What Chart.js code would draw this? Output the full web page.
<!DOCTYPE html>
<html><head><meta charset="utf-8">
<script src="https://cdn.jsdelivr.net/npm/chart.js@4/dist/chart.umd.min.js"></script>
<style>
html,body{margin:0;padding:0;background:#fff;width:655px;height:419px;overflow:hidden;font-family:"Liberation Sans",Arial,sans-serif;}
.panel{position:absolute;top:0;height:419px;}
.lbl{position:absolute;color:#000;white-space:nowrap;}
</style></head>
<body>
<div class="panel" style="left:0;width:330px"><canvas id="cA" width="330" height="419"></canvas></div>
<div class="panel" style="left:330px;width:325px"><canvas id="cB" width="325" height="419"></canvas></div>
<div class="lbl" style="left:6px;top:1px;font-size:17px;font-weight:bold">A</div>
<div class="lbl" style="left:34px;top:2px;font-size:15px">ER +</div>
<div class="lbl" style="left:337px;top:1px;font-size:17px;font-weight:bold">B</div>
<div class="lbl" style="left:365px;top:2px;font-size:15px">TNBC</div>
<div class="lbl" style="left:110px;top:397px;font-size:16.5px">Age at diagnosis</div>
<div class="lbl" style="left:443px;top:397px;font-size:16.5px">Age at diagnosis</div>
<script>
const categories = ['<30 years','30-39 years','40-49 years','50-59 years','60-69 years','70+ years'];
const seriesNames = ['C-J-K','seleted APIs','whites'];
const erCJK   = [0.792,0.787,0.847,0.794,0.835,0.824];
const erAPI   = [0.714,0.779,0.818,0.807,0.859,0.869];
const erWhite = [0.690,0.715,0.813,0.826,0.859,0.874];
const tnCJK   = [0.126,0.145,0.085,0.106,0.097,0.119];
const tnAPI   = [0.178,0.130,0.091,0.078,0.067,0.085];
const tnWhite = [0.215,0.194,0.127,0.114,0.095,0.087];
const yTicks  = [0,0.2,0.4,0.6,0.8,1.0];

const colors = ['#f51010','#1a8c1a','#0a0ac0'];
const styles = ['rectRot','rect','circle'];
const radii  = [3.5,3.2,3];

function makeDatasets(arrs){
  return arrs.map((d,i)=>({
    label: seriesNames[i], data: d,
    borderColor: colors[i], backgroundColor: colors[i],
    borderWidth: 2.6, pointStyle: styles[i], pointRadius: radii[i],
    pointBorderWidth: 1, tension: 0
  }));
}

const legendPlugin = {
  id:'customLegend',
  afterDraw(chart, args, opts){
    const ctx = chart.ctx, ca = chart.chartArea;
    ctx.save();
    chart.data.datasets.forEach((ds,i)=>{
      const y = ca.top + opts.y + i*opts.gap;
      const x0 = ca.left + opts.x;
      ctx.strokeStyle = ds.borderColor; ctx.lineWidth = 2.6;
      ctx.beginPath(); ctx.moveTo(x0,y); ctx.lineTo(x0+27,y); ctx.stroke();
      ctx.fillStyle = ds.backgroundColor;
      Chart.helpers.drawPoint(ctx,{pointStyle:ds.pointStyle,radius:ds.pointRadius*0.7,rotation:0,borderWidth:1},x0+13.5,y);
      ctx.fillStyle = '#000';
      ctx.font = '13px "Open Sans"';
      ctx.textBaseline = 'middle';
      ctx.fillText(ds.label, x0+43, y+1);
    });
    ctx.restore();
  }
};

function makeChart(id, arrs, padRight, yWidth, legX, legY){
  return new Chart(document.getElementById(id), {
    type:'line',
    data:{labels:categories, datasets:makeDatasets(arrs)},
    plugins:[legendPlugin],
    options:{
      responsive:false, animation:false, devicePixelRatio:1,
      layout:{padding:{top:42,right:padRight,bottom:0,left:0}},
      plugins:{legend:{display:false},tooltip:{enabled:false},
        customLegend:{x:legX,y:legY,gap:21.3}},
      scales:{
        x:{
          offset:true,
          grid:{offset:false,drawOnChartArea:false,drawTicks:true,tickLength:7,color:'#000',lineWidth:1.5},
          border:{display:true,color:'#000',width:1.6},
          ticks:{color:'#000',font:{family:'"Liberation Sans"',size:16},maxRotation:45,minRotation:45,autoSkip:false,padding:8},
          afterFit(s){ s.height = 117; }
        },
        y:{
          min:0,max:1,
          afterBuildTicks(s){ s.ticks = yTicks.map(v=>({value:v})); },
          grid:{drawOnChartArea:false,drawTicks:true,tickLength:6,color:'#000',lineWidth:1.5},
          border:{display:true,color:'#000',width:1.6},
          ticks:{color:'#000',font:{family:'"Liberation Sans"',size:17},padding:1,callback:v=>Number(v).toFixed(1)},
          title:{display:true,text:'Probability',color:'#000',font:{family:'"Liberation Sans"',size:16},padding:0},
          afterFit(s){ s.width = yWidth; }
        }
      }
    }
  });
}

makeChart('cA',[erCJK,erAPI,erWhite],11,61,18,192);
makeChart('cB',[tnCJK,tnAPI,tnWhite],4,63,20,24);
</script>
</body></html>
———
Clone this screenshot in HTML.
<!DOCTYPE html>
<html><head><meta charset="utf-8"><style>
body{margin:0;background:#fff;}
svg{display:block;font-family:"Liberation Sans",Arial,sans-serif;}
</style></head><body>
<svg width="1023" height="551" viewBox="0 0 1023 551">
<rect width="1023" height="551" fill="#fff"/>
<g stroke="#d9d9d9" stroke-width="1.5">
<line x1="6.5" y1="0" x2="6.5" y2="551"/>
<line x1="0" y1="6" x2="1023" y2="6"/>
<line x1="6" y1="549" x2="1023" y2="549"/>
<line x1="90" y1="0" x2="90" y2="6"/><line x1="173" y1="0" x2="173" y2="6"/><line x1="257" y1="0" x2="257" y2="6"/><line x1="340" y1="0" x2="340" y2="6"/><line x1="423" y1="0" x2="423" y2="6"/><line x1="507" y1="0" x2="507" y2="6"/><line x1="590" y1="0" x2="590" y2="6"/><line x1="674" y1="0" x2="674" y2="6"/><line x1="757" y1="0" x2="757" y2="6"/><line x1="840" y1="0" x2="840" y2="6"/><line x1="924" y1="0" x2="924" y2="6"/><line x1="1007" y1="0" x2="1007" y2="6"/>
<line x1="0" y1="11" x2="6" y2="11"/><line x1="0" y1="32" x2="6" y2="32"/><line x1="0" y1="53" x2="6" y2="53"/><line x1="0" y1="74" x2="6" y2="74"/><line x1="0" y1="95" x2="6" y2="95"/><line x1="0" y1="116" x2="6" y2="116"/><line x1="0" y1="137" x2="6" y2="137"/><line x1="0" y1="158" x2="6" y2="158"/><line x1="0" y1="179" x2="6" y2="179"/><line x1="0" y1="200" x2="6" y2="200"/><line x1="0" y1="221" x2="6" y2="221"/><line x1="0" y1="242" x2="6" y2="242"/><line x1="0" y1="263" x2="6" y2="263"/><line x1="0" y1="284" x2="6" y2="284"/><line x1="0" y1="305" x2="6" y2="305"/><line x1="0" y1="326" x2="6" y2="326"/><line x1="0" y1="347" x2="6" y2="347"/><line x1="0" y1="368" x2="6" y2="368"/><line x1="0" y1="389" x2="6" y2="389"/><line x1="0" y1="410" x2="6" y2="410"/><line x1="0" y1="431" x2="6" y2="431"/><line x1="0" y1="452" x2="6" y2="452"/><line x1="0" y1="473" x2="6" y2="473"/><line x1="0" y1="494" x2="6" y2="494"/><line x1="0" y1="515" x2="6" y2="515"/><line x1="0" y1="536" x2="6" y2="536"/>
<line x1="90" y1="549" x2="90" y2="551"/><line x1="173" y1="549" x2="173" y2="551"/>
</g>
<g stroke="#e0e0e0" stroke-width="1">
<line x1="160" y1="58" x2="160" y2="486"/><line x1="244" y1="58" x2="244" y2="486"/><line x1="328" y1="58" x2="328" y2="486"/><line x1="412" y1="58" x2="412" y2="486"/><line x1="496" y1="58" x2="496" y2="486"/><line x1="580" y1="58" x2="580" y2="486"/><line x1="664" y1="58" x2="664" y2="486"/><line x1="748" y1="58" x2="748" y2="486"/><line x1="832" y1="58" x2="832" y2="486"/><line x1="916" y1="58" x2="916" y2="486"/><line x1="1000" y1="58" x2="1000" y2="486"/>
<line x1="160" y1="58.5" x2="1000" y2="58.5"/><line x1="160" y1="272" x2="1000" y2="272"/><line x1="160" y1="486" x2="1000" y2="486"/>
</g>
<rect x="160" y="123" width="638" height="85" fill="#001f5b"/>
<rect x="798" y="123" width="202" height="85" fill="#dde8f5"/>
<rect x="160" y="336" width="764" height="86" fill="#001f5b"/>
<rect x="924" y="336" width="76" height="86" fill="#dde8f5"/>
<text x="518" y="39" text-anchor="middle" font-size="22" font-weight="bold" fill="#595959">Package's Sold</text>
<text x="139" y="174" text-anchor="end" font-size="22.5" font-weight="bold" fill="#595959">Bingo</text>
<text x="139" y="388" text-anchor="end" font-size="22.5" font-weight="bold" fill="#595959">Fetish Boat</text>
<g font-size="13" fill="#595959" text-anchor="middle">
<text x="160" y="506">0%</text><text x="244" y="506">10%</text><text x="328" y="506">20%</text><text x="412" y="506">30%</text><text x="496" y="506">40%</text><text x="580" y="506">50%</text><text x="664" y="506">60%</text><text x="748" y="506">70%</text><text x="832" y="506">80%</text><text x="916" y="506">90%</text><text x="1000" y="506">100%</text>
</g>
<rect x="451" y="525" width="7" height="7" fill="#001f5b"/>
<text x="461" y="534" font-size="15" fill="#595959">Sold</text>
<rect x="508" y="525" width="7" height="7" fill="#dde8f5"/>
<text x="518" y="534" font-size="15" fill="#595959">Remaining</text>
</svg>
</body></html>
———
== Your goal ==
Say the number of lines in the records above that include the string "this", and no more.

== Exercise response ==
2